--- Start The data ---

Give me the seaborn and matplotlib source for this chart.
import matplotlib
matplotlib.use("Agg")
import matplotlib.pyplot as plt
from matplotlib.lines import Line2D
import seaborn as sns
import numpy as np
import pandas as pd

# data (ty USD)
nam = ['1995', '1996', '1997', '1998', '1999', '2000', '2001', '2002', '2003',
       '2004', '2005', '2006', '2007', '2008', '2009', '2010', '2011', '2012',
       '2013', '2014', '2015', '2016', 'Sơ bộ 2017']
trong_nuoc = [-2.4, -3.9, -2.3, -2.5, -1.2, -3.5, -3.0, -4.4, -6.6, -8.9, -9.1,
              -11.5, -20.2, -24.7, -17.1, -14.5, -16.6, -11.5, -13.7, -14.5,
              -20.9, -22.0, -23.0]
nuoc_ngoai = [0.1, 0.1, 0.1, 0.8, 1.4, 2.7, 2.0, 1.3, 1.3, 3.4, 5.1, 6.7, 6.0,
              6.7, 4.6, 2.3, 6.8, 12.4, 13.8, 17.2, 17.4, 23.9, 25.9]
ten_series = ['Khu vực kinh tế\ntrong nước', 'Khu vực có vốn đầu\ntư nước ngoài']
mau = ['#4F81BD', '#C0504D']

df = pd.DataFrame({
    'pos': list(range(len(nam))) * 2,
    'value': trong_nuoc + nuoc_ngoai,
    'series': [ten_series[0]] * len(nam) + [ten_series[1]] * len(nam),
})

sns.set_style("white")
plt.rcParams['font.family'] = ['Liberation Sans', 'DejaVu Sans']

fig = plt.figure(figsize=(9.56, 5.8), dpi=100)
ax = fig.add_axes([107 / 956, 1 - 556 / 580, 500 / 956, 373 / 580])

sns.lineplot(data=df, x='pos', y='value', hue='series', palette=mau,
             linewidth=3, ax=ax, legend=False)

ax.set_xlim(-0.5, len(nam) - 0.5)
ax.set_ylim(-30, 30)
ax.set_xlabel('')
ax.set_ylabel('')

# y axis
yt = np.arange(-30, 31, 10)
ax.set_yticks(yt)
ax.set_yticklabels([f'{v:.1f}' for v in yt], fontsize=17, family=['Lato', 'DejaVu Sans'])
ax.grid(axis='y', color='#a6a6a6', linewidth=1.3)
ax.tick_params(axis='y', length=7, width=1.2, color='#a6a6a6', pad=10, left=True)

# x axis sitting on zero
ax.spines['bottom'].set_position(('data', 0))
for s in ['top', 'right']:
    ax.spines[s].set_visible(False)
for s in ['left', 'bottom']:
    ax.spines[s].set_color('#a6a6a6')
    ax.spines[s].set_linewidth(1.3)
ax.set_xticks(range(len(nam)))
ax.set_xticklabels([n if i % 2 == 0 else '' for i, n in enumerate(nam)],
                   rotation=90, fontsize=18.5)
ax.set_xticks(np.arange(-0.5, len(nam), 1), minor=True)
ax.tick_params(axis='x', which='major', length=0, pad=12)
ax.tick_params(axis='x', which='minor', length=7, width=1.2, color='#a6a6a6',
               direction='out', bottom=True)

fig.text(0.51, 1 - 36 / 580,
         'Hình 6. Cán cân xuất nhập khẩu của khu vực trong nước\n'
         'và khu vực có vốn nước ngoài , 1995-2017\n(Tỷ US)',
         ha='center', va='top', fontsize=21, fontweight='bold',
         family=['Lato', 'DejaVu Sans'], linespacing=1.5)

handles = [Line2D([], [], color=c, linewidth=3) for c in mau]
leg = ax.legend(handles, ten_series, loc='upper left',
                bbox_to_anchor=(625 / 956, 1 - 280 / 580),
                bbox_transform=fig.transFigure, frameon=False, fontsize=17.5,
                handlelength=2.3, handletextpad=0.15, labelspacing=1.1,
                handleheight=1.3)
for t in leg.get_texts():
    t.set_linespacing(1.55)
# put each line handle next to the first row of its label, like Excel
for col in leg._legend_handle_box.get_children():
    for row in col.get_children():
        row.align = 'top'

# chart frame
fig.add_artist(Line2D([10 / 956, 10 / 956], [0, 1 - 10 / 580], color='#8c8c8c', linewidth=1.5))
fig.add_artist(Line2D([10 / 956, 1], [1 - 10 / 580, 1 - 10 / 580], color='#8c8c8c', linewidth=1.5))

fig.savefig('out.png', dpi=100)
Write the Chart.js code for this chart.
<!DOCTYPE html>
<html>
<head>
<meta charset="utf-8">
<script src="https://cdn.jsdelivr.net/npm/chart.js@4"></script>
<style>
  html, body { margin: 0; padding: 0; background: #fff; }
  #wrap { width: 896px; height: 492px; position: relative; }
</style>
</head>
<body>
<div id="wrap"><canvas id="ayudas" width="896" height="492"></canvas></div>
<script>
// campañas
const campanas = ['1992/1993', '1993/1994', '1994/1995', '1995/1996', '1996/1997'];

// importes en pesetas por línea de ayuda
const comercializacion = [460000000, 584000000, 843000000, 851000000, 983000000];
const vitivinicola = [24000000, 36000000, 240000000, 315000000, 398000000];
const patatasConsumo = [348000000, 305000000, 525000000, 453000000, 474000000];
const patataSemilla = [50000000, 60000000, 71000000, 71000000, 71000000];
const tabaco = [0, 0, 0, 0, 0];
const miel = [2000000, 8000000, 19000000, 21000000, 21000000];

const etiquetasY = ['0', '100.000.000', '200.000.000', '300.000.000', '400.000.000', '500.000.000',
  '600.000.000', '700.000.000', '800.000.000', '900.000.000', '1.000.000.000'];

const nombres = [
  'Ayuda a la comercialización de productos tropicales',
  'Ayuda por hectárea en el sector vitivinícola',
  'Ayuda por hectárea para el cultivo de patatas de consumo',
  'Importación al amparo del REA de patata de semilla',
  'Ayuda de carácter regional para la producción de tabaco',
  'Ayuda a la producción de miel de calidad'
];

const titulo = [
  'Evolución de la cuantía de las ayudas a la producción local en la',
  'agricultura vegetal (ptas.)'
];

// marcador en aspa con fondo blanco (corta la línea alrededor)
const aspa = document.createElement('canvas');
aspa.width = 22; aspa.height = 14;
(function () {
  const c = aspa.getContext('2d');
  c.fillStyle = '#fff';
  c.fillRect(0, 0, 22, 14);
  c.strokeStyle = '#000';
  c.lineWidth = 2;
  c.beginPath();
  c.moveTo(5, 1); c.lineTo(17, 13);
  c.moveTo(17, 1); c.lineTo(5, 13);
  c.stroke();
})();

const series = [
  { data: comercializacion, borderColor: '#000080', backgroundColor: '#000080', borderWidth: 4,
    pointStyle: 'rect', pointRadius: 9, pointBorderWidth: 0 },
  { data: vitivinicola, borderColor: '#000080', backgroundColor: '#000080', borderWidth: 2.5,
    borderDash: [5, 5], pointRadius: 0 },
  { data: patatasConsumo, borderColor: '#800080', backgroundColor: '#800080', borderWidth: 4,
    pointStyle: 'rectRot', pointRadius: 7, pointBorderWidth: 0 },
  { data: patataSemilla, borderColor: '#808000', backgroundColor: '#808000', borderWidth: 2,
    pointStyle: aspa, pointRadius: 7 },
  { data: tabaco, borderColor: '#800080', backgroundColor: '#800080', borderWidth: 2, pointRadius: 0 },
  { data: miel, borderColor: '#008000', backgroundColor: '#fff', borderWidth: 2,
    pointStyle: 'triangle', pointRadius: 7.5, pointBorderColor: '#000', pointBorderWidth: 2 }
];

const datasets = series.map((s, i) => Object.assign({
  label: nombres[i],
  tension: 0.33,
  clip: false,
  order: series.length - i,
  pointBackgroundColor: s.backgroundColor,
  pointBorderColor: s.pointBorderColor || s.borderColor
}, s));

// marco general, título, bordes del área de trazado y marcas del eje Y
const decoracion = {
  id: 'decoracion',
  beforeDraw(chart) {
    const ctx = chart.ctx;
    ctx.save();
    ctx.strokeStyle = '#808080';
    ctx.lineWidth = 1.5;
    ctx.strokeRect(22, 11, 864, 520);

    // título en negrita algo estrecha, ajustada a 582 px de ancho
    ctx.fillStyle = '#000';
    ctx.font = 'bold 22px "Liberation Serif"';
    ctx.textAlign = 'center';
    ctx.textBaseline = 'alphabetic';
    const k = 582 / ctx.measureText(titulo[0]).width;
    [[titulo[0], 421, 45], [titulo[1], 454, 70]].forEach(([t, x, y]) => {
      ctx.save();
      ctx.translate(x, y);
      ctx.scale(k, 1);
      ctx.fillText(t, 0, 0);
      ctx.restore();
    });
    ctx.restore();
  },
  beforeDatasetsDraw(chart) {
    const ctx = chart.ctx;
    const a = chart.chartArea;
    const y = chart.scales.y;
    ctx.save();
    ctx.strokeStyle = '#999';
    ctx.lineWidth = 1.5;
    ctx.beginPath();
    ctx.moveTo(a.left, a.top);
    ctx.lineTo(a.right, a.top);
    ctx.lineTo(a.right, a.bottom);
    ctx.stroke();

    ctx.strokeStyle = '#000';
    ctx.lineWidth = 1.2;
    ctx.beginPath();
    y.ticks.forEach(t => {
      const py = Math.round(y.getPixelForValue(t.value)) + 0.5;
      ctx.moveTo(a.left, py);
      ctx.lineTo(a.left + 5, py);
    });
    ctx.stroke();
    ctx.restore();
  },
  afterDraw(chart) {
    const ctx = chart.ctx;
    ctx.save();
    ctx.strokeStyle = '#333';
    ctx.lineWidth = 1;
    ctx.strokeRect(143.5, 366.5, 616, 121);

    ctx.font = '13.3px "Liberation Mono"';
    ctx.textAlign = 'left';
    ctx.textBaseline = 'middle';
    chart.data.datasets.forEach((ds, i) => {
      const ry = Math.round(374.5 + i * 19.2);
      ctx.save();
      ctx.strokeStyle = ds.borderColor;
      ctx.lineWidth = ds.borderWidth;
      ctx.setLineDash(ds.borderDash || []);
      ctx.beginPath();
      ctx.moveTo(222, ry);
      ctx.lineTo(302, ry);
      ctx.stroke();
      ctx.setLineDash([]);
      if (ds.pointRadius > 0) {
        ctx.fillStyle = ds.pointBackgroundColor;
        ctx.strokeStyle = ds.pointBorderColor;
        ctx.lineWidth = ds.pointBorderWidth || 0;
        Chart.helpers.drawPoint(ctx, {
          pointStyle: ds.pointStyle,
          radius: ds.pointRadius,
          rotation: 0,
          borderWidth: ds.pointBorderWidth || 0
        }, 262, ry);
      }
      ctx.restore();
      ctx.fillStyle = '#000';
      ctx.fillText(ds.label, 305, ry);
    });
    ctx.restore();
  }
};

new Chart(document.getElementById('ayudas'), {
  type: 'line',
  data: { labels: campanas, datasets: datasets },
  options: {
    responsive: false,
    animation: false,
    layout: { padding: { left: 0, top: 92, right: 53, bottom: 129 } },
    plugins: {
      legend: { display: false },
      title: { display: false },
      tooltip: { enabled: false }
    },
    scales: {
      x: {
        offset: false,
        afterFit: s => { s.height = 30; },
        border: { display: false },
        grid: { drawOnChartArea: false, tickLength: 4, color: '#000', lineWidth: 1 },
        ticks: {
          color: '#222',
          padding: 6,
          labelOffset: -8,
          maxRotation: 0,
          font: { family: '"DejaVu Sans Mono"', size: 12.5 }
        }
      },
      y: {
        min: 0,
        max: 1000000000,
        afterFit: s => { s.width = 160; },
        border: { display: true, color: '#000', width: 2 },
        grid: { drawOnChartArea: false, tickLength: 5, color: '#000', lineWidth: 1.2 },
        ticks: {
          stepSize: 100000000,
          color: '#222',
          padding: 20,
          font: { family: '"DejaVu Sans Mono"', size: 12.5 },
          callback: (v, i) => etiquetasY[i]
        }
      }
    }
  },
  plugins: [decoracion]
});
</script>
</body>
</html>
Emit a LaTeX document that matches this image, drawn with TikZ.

--- End The data ---

Give back the listing exactly, please, from its first line to the line containing "mau = ['#4F81BD', '#C0504D']", inclusive, and nothing past that line.

Give me the seaborn and matplotlib source for this chart.
import matplotlib
matplotlib.use("Agg")
import matplotlib.pyplot as plt
from matplotlib.lines import Line2D
import seaborn as sns
import numpy as np
import pandas as pd

# data (ty USD)
nam = ['1995', '1996', '1997', '1998', '1999', '2000', '2001', '2002', '2003',
       '2004', '2005', '2006', '2007', '2008', '2009', '2010', '2011', '2012',
       '2013', '2014', '2015', '2016', 'Sơ bộ 2017']
trong_nuoc = [-2.4, -3.9, -2.3, -2.5, -1.2, -3.5, -3.0, -4.4, -6.6, -8.9, -9.1,
              -11.5, -20.2, -24.7, -17.1, -14.5, -16.6, -11.5, -13.7, -14.5,
              -20.9, -22.0, -23.0]
nuoc_ngoai = [0.1, 0.1, 0.1, 0.8, 1.4, 2.7, 2.0, 1.3, 1.3, 3.4, 5.1, 6.7, 6.0,
              6.7, 4.6, 2.3, 6.8, 12.4, 13.8, 17.2, 17.4, 23.9, 25.9]
ten_series = ['Khu vực kinh tế\ntrong nước', 'Khu vực có vốn đầu\ntư nước ngoài']
mau = ['#4F81BD', '#C0504D']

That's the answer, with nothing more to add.